[Start of Available data]
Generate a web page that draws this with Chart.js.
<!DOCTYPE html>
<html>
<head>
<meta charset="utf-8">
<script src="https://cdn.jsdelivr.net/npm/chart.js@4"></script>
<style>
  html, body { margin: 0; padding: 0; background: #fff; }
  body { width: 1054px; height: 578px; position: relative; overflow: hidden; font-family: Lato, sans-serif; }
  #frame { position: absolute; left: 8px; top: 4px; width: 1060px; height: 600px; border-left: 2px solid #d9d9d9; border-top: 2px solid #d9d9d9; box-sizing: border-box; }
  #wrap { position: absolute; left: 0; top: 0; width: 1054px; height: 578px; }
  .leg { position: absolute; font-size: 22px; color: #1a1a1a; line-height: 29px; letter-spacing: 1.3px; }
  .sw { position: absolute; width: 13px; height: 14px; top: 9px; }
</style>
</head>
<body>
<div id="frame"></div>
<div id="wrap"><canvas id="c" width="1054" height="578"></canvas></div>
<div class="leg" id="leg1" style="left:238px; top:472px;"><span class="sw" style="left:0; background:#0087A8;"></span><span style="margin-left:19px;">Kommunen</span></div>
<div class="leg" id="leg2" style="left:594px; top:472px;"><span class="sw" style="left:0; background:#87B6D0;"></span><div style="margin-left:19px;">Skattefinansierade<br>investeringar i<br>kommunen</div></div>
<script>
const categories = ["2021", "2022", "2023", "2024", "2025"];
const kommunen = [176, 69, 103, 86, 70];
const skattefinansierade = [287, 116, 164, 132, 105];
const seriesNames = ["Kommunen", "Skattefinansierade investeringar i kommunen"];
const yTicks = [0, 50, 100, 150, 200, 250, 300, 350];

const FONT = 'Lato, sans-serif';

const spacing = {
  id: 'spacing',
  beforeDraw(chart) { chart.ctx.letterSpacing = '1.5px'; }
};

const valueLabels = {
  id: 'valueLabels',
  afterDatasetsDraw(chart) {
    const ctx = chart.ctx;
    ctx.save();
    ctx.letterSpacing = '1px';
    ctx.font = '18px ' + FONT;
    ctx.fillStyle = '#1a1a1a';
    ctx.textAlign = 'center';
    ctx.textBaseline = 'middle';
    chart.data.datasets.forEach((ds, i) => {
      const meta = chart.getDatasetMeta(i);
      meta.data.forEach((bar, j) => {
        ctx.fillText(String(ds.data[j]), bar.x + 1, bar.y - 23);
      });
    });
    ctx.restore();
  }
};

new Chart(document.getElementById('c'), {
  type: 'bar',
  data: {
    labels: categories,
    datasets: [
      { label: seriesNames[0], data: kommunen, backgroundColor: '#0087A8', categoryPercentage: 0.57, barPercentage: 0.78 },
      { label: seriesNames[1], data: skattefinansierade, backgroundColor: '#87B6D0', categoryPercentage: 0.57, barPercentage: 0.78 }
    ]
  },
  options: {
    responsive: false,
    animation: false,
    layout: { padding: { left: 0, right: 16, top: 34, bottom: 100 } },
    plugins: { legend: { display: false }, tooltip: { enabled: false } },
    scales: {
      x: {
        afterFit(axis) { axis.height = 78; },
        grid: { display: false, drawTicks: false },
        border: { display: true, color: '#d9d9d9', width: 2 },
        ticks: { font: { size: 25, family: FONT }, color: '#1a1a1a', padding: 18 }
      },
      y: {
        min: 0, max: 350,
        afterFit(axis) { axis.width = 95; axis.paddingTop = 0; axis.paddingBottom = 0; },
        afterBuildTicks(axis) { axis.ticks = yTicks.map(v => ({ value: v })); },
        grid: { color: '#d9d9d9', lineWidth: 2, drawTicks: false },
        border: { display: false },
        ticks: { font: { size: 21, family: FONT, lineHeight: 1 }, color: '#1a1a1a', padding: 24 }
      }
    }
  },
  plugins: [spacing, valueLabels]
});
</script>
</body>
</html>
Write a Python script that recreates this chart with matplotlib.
[End of Available data]
- **Task to complete**
Find and copy every line in the entries above where the string "with" occurs.

- **Task result**
Generate a web page that draws this with Chart.js.
Write a Python script that recreates this chart with matplotlib.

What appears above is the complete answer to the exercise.